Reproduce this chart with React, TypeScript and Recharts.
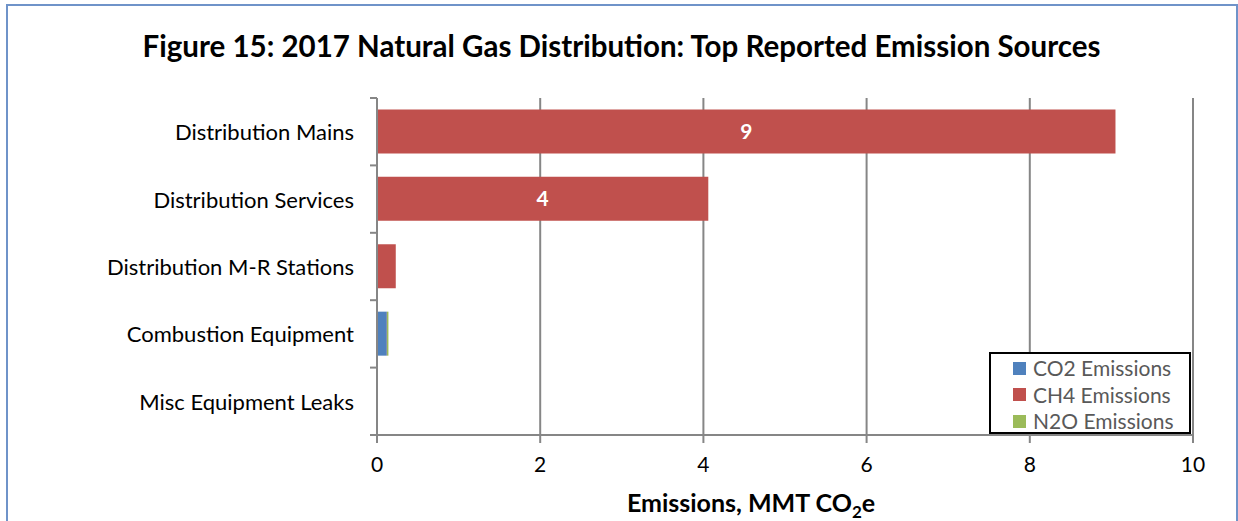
import React from 'react';
import { BarChart, Bar, XAxis, YAxis, CartesianGrid, LabelList } from 'recharts';

const categories = [
  'Distribution Mains',
  'Distribution Services',
  'Distribution M-R Stations',
  'Combustion Equipment',
  'Misc Equipment Leaks',
];
const co2Values = [0, 0, 0, 0.12, 0];
const ch4Values = [9.05, 4.06, 0.23, 0.002, 0.002];
const n2oValues = [0, 0, 0, 0.018, 0];
const xTicks = [0, 2, 4, 6, 8, 10];
const seriesNames = ['CO2 Emissions', 'CH4 Emissions', 'N2O Emissions'];
const seriesColors = ['#4F81BD', '#C0504D', '#9BBB59'];

const data = categories.map((c, i) => ({
  name: c,
  co2: co2Values[i],
  ch4: ch4Values[i],
  n2o: n2oValues[i],
}));

const FONT = 'Lato, "Open Sans", sans-serif';
const W = 1238;
const H = 521;
const MARGIN = { top: 98, right: 45, bottom: 0, left: 0 };
const X_AXIS_H = 86;
const BAND = (H - MARGIN.top - MARGIN.bottom - X_AXIS_H) / categories.length;

const YTick = (props: any) => {
  const { x, y, payload, index } = props;
  return (
    <g>
      <line x1={x - 7} x2={x} y1={y - BAND / 2} y2={y - BAND / 2} stroke="#868686" strokeWidth={2} />
      {index === categories.length - 1 && (
        <line x1={x - 7} x2={x} y1={y + BAND / 2} y2={y + BAND / 2} stroke="#868686" strokeWidth={2} />
      )}
      <text x={x - 23} y={y} textAnchor="end" dominantBaseline="central" fontSize={22} fill="#000" fontFamily={FONT}>
        {payload.value}
      </text>
    </g>
  );
};

const LegendBox = () => (
  <div
    style={{
      position: 'absolute',
      left: 989,
      top: 352,
      border: '2px solid #000',
      background: '#fff',
      width: 202,
      height: 82,
      boxSizing: 'border-box',
      padding: '1px 0 0 22px',
      fontFamily: FONT,
    }}
  >
    {seriesNames.map((n, i) => (
      <div key={n} style={{ display: 'flex', alignItems: 'center', height: 26.5 }}>
        <div style={{ width: 13, height: 13, background: seriesColors[i], marginRight: 7 }} />
        <span style={{ fontSize: 21, color: '#595959', lineHeight: '22px' }}>{n}</span>
      </div>
    ))}
  </div>
);

export default function App() {
  return (
    <div style={{ position: 'absolute', left: 0, top: 0, width: W, height: H, background: '#fff', overflow: 'hidden' }}>
      <div
        style={{
          position: 'absolute',
          left: 6,
          top: 4,
          width: W - 6,
          height: 600,
          border: '2px solid #6F93C9',
          boxSizing: 'border-box',
        }}
      />
      <div
        style={{
          position: 'absolute',
          left: 0,
          top: 26,
          width: 1243,
          textAlign: 'center',
          fontFamily: FONT,
          fontWeight: 700,
          fontSize: 29.5,
          color: '#000',
          lineHeight: '40px',
        }}
      >
        Figure 15: 2017 Natural Gas Distribution: Top Reported Emission Sources
      </div>
      <div style={{ position: 'absolute', left: 0, top: 0 }}>
        <BarChart
          width={W}
          height={H}
          data={data}
          layout="vertical"
          margin={MARGIN}
          barCategoryGap="17%"
        >
          <CartesianGrid horizontal={false} vertical stroke="#868686" strokeWidth={2} />
          <XAxis
            type="number"
            domain={[0, 10]}
            ticks={xTicks}
            height={X_AXIS_H}
            axisLine={{ stroke: '#868686', strokeWidth: 2 }}
            tickLine={{ stroke: '#868686', strokeWidth: 2 }}
            tickSize={8}
            tickMargin={14}
            tick={{ fontSize: 21, fill: '#000', fontFamily: FONT }}
          />
          <YAxis
            type="category"
            dataKey="name"
            width={377}
            axisLine={{ stroke: '#868686', strokeWidth: 2 }}
            tickLine={false}
            tickSize={0}
            tickMargin={0}
            tick={<YTick />}
            interval={0}
          />
          <Bar dataKey="co2" name={seriesNames[0]} stackId="a" fill={seriesColors[0]} isAnimationActive={false} />
          <Bar dataKey="ch4" name={seriesNames[1]} stackId="a" fill={seriesColors[1]} isAnimationActive={false}>
            <LabelList
              dataKey="ch4"
              position="center"
              formatter={(v: any) => (v >= 1 ? String(Math.round(v)) : '')}
              fill="#fff"
              fontSize={21}
              fontWeight={700}
              fontFamily={FONT}
            />
          </Bar>
          <Bar dataKey="n2o" name={seriesNames[2]} stackId="a" fill={seriesColors[2]} isAnimationActive={false} />
        </BarChart>
      </div>
      <LegendBox />
      <div
        style={{
          position: 'absolute',
          left: 500,
          top: 487,
          width: 502,
          textAlign: 'center',
          fontFamily: FONT,
          fontWeight: 700,
          fontSize: 25,
          color: '#000',
          lineHeight: '30px',
        }}
      >
        Emissions, MMT CO<sub style={{ fontSize: 17, verticalAlign: '-6px', lineHeight: 0 }}>2</sub>e
      </div>
    </div>
  );
}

####################

Reproduce the full listing above verbatim, with no pictures included.

## Exercise solution
Reproduce this chart with React, TypeScript and Recharts.
import React from 'react';
import { BarChart, Bar, XAxis, YAxis, CartesianGrid, LabelList } from 'recharts';

const categories = [
  'Distribution Mains',
  'Distribution Services',
  'Distribution M-R Stations',
  'Combustion Equipment',
  'Misc Equipment Leaks',
];
const co2Values = [0, 0, 0, 0.12, 0];
const ch4Values = [9.05, 4.06, 0.23, 0.002, 0.002];
const n2oValues = [0, 0, 0, 0.018, 0];
const xTicks = [0, 2, 4, 6, 8, 10];
const seriesNames = ['CO2 Emissions', 'CH4 Emissions', 'N2O Emissions'];
const seriesColors = ['#4F81BD', '#C0504D', '#9BBB59'];

const data = categories.map((c, i) => ({
  name: c,
  co2: co2Values[i],
  ch4: ch4Values[i],
  n2o: n2oValues[i],
}));

const FONT = 'Lato, "Open Sans", sans-serif';
const W = 1238;
const H = 521;
const MARGIN = { top: 98, right: 45, bottom: 0, left: 0 };
const X_AXIS_H = 86;
const BAND = (H - MARGIN.top - MARGIN.bottom - X_AXIS_H) / categories.length;

const YTick = (props: any) => {
  const { x, y, payload, index } = props;
  return (
    <g>
      <line x1={x - 7} x2={x} y1={y - BAND / 2} y2={y - BAND / 2} stroke="#868686" strokeWidth={2} />
      {index === categories.length - 1 && (
        <line x1={x - 7} x2={x} y1={y + BAND / 2} y2={y + BAND / 2} stroke="#868686" strokeWidth={2} />
      )}
      <text x={x - 23} y={y} textAnchor="end" dominantBaseline="central" fontSize={22} fill="#000" fontFamily={FONT}>
        {payload.value}
      </text>
    </g>
  );
};

const LegendBox = () => (
  <div
    style={{
      position: 'absolute',
      left: 989,
      top: 352,
      border: '2px solid #000',
      background: '#fff',
      width: 202,
      height: 82,
      boxSizing: 'border-box',
      padding: '1px 0 0 22px',
      fontFamily: FONT,
    }}
  >
    {seriesNames.map((n, i) => (
      <div key={n} style={{ display: 'flex', alignItems: 'center', height: 26.5 }}>
        <div style={{ width: 13, height: 13, background: seriesColors[i], marginRight: 7 }} />
        <span style={{ fontSize: 21, color: '#595959', lineHeight: '22px' }}>{n}</span>
      </div>
    ))}
  </div>
);

export default function App() {
  return (
    <div style={{ position: 'absolute', left: 0, top: 0, width: W, height: H, background: '#fff', overflow: 'hidden' }}>
      <div
        style={{
          position: 'absolute',
          left: 6,
          top: 4,
          width: W - 6,
          height: 600,
          border: '2px solid #6F93C9',
          boxSizing: 'border-box',
        }}
      />
      <div
        style={{
          position: 'absolute',
          left: 0,
          top: 26,
          width: 1243,
          textAlign: 'center',
          fontFamily: FONT,
          fontWeight: 700,
          fontSize: 29.5,
          color: '#000',
          lineHeight: '40px',
        }}
      >
        Figure 15: 2017 Natural Gas Distribution: Top Reported Emission Sources
      </div>
      <div style={{ position: 'absolute', left: 0, top: 0 }}>
        <BarChart
          width={W}
          height={H}
          data={data}
          layout="vertical"
          margin={MARGIN}
          barCategoryGap="17%"
        >
          <CartesianGrid horizontal={false} vertical stroke="#868686" strokeWidth={2} />
          <XAxis
            type="number"
            domain={[0, 10]}
            ticks={xTicks}
            height={X_AXIS_H}
            axisLine={{ stroke: '#868686', strokeWidth: 2 }}
            tickLine={{ stroke: '#868686', strokeWidth: 2 }}
            tickSize={8}
            tickMargin={14}
            tick={{ fontSize: 21, fill: '#000', fontFamily: FONT }}
          />
          <YAxis
            type="category"
            dataKey="name"
            width={377}
            axisLine={{ stroke: '#868686', strokeWidth: 2 }}
            tickLine={false}
            tickSize={0}
            tickMargin={0}
            tick={<YTick />}
            interval={0}
          />
          <Bar dataKey="co2" name={seriesNames[0]} stackId="a" fill={seriesColors[0]} isAnimationActive={false} />
          <Bar dataKey="ch4" name={seriesNames[1]} stackId="a" fill={seriesColors[1]} isAnimationActive={false}>
            <LabelList
              dataKey="ch4"
              position="center"
              formatter={(v: any) => (v >= 1 ? String(Math.round(v)) : '')}
              fill="#fff"
              fontSize={21}
              fontWeight={700}
              fontFamily={FONT}
            />
          </Bar>
          <Bar dataKey="n2o" name={seriesNames[2]} stackId="a" fill={seriesColors[2]} isAnimationActive={false} />
        </BarChart>
      </div>
      <LegendBox />
      <div
        style={{
          position: 'absolute',
          left: 500,
          top: 487,
          width: 502,
          textAlign: 'center',
          fontFamily: FONT,
          fontWeight: 700,
          fontSize: 25,
          color: '#000',
          lineHeight: '30px',
        }}
      >
        Emissions, MMT CO<sub style={{ fontSize: 17, verticalAlign: '-6px', lineHeight: 0 }}>2</sub>e
      </div>
    </div>
  );
}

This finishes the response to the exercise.